## RECORDED INFORMATION
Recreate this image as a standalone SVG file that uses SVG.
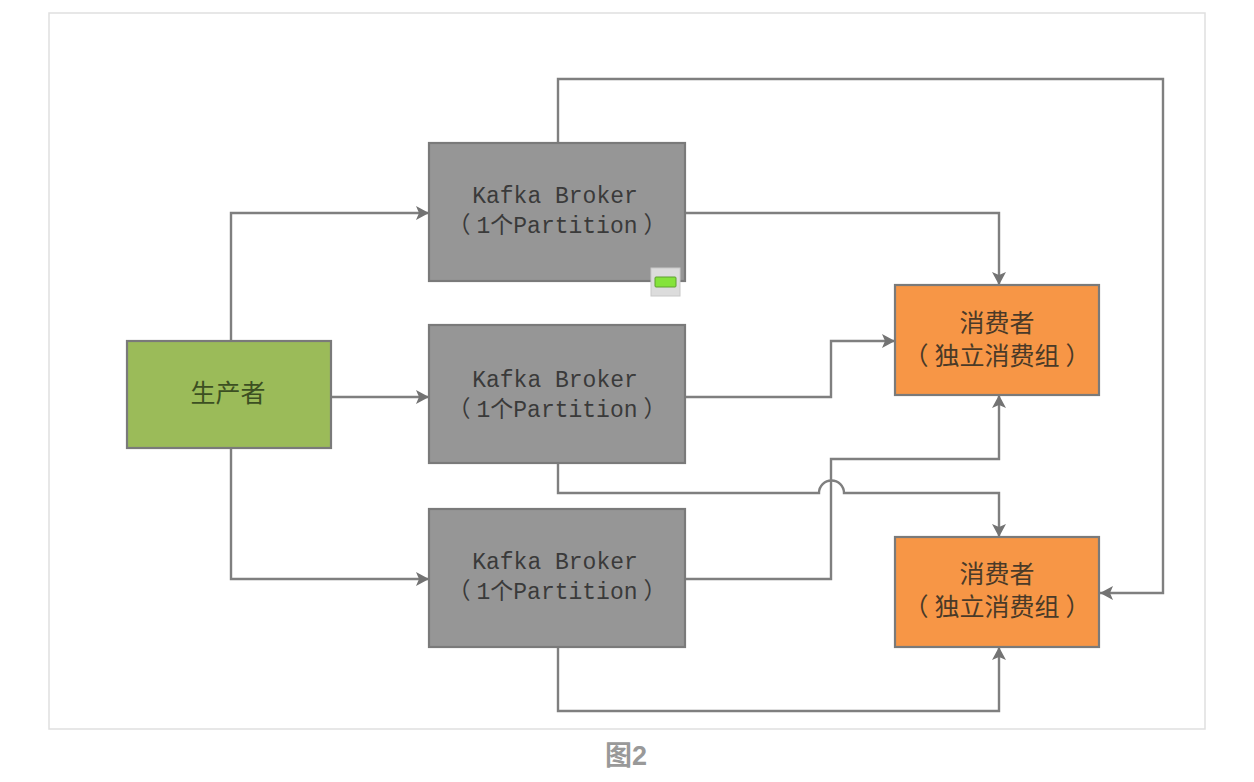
<svg xmlns="http://www.w3.org/2000/svg" width="1254" height="782" viewBox="0 0 1254 782">
<defs>
<marker id="arrow" viewBox="0 0 14 14" refX="13" refY="7" markerWidth="14" markerHeight="14" markerUnits="userSpaceOnUse" orient="auto"><path d="M0,0 L13,7 L0,14 L3,7 Z" fill="#737373"/></marker>
</defs>
<style>
.box{stroke:#7a7a7a;stroke-width:2.2}
.c{fill:none;stroke:#7f7f7f;stroke-width:2.4;marker-end:url(#arrow)}
text{text-anchor:middle;text-spacing-trim:space-all}
.m{font-size:23px;font-family:"Liberation Mono","Noto Sans CJK SC",monospace;fill:#3a3a3a}
.z{font-size:25px;font-family:"Noto Sans CJK SC","Liberation Sans",sans-serif;fill:#4a3a28}
</style>
<rect x="49" y="13" width="1156" height="716" fill="#fff" stroke="#dfdfdf" stroke-width="1.5"/>
<g id="connectors">
<path class="c" d="M231,341V213H429"/>
<path class="c" d="M331,397H429"/>
<path class="c" d="M231,448V579H429"/>
<path class="c" d="M558,143V79H1163V593H1100"/>
<path class="c" d="M685,213H999V285"/>
<path class="c" d="M685,397H831V341H895"/>
<path class="c" d="M558,463V493H819A12,12 0 0 1 844,493H999V537"/>
<path class="c" d="M685,579H831V459H999V395"/>
<path class="c" d="M558,647V711H999V647"/>
</g>
<g id="producer"><rect class="box" x="127" y="341" width="204" height="107" fill="#9bbb59"/><text class="z" x="228" y="402" style="fill:#3c4f22">生产者</text></g>
<g id="broker1"><rect class="box" x="429" y="143" width="256" height="138" fill="#969696"/><text class="m" x="555" y="203">Kafka Broker</text><text class="m" x="557" y="233">（<tspan dx="6">1个Partition</tspan><tspan dx="6">）</tspan></text></g>
<g id="broker2"><rect class="box" x="429" y="325" width="256" height="138" fill="#969696"/><text class="m" x="555" y="387">Kafka Broker</text><text class="m" x="557" y="417">（<tspan dx="6">1个Partition</tspan><tspan dx="6">）</tspan></text></g>
<g id="broker3"><rect class="box" x="429" y="509" width="256" height="138" fill="#969696"/><text class="m" x="555" y="569">Kafka Broker</text><text class="m" x="557" y="599">（<tspan dx="6">1个Partition</tspan><tspan dx="6">）</tspan></text></g>
<g id="consumer1"><rect class="box" x="895" y="285" width="204" height="110" fill="#f79646"/><text class="z" x="997" y="332">消费者</text><text class="z" x="997" y="365">（<tspan dx="6">独立消费组</tspan><tspan dx="6">）</tspan></text></g>
<g id="consumer2"><rect class="box" x="895" y="537" width="204" height="110" fill="#f79646"/><text class="z" x="997" y="583">消费者</text><text class="z" x="997" y="616">（<tspan dx="6">独立消费组</tspan><tspan dx="6">）</tspan></text></g>
<g id="badge"><rect x="651" y="268" width="29" height="28" fill="#dcdcdc" stroke="#c8c8c8"/><rect x="655" y="277" width="21" height="10" rx="1" fill="#84e33a" stroke="#5fa030"/></g>
<text id="caption" x="626" y="765" font-family="Liberation Sans,Noto Sans CJK SC,sans-serif" font-size="27" font-weight="700" fill="#999">图2</text>
</svg>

## AIM
Transcribe all of the material exactly, leaving out whatever pictures it contains.

## IN RESPONSE
Recreate this image as a standalone SVG file that uses SVG.
<svg xmlns="http://www.w3.org/2000/svg" width="1254" height="782" viewBox="0 0 1254 782">
<defs>
<marker id="arrow" viewBox="0 0 14 14" refX="13" refY="7" markerWidth="14" markerHeight="14" markerUnits="userSpaceOnUse" orient="auto"><path d="M0,0 L13,7 L0,14 L3,7 Z" fill="#737373"/></marker>
</defs>
<style>
.box{stroke:#7a7a7a;stroke-width:2.2}
.c{fill:none;stroke:#7f7f7f;stroke-width:2.4;marker-end:url(#arrow)}
text{text-anchor:middle;text-spacing-trim:space-all}
.m{font-size:23px;font-family:"Liberation Mono","Noto Sans CJK SC",monospace;fill:#3a3a3a}
.z{font-size:25px;font-family:"Noto Sans CJK SC","Liberation Sans",sans-serif;fill:#4a3a28}
</style>
<rect x="49" y="13" width="1156" height="716" fill="#fff" stroke="#dfdfdf" stroke-width="1.5"/>
<g id="connectors">
<path class="c" d="M231,341V213H429"/>
<path class="c" d="M331,397H429"/>
<path class="c" d="M231,448V579H429"/>
<path class="c" d="M558,143V79H1163V593H1100"/>
<path class="c" d="M685,213H999V285"/>
<path class="c" d="M685,397H831V341H895"/>
<path class="c" d="M558,463V493H819A12,12 0 0 1 844,493H999V537"/>
<path class="c" d="M685,579H831V459H999V395"/>
<path class="c" d="M558,647V711H999V647"/>
</g>
<g id="producer"><rect class="box" x="127" y="341" width="204" height="107" fill="#9bbb59"/><text class="z" x="228" y="402" style="fill:#3c4f22">生产者</text></g>
<g id="broker1"><rect class="box" x="429" y="143" width="256" height="138" fill="#969696"/><text class="m" x="555" y="203">Kafka Broker</text><text class="m" x="557" y="233">（<tspan dx="6">1个Partition</tspan><tspan dx="6">）</tspan></text></g>
<g id="broker2"><rect class="box" x="429" y="325" width="256" height="138" fill="#969696"/><text class="m" x="555" y="387">Kafka Broker</text><text class="m" x="557" y="417">（<tspan dx="6">1个Partition</tspan><tspan dx="6">）</tspan></text></g>
<g id="broker3"><rect class="box" x="429" y="509" width="256" height="138" fill="#969696"/><text class="m" x="555" y="569">Kafka Broker</text><text class="m" x="557" y="599">（<tspan dx="6">1个Partition</tspan><tspan dx="6">）</tspan></text></g>
<g id="consumer1"><rect class="box" x="895" y="285" width="204" height="110" fill="#f79646"/><text class="z" x="997" y="332">消费者</text><text class="z" x="997" y="365">（<tspan dx="6">独立消费组</tspan><tspan dx="6">）</tspan></text></g>
<g id="consumer2"><rect class="box" x="895" y="537" width="204" height="110" fill="#f79646"/><text class="z" x="997" y="583">消费者</text><text class="z" x="997" y="616">（<tspan dx="6">独立消费组</tspan><tspan dx="6">）</tspan></text></g>
<g id="badge"><rect x="651" y="268" width="29" height="28" fill="#dcdcdc" stroke="#c8c8c8"/><rect x="655" y="277" width="21" height="10" rx="1" fill="#84e33a" stroke="#5fa030"/></g>
<text id="caption" x="626" y="765" font-family="Liberation Sans,Noto Sans CJK SC,sans-serif" font-size="27" font-weight="700" fill="#999">图2</text>
</svg>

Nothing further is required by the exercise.